Doch die Umstände, unter denen sich Porsche an VW heranpirschte, Optionen kaufte, Banken in das Geschäft mit einbezog, blieben weitgehend unbekannt. Porsche hüllte sich in Schweigen, Aktionärsschützer beklagten die Intransparenz: "Das war alles andere als gute Corporate Governance", kritisiert Marco Cabras von der Deutschen Schutzvereinigung für Wertpapierbesitz. Die Aktionäre seien höchstens durch die Medien, Niedersachsens Ministerpräsidenten Christian Wulff oder ungewollte Indiskretionen über die Börsengeschäfte Porsches informiert gewesen. "Dabei hätte der Konzern bei jedem Schritt, bei den Verhandlungen mit Katar etwa, die Öffentlichkeit mit Ad-hoc-Mitteilungen informieren müssen." Die Blackbox bei Porsche und die höchsten Kursschwankungen in der Geschichte des DAX forderten Opfer vieler Anleger.
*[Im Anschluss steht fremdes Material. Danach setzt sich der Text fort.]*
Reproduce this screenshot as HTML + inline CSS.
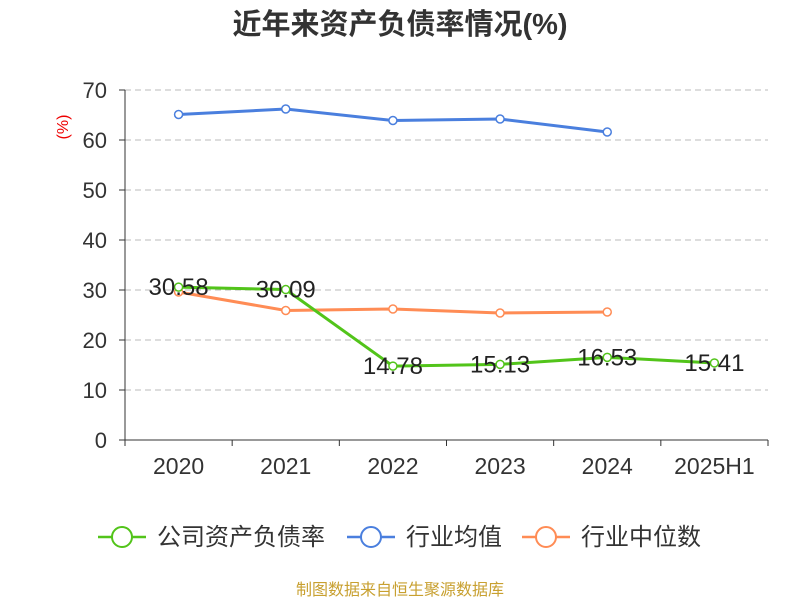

Bei der WestLB begruben Verluste mit VW-Aktien den Vorstand unter sich. Der Unternehmer Adolf Merckle verlor Millionen seiner Firma mit VW-Spekulationen und warf sich später vor einen Zug. Schon vor Monaten begann die Finanzaufsicht BaFin, die irrationalen Kursbewegungen zu untersuchen. "Wir informieren uns seit längerer Zeit", sagte eine Sprecherin. "Bei größeren Übernahmen ist das normal", bewertete Aktionärsschützer Cabras das Vorgehen. Dass die Behörde die Unterlagen an die Staatsanwaltschaft weitergebe und ein Verdacht gegen Personen geäußert werde, lege nun aber schon die Vermutung nahe, "dass wir es mit einem größeren Fall zu tun bekommen."

Nicht nur für viele Aktionäre war der ehrgeizige Übernahmeversuch von Porsche ein Spiel mit Schattenseiten. Auch bei dem Stuttgarter Konzern wurde später deutlich, dass Wiedeking versucht hatte, einen zu großen Fisch zu schlucken. Die Finanzkrise ließ die Strategie scheitern, aber auch die Fehleinschätzung, die Macht des Landes Niedersachsen bei VW durch den Fall des VW-Gesetzes beschränken zu können. Wiedeking hatte alles gesetzt. Und verloren.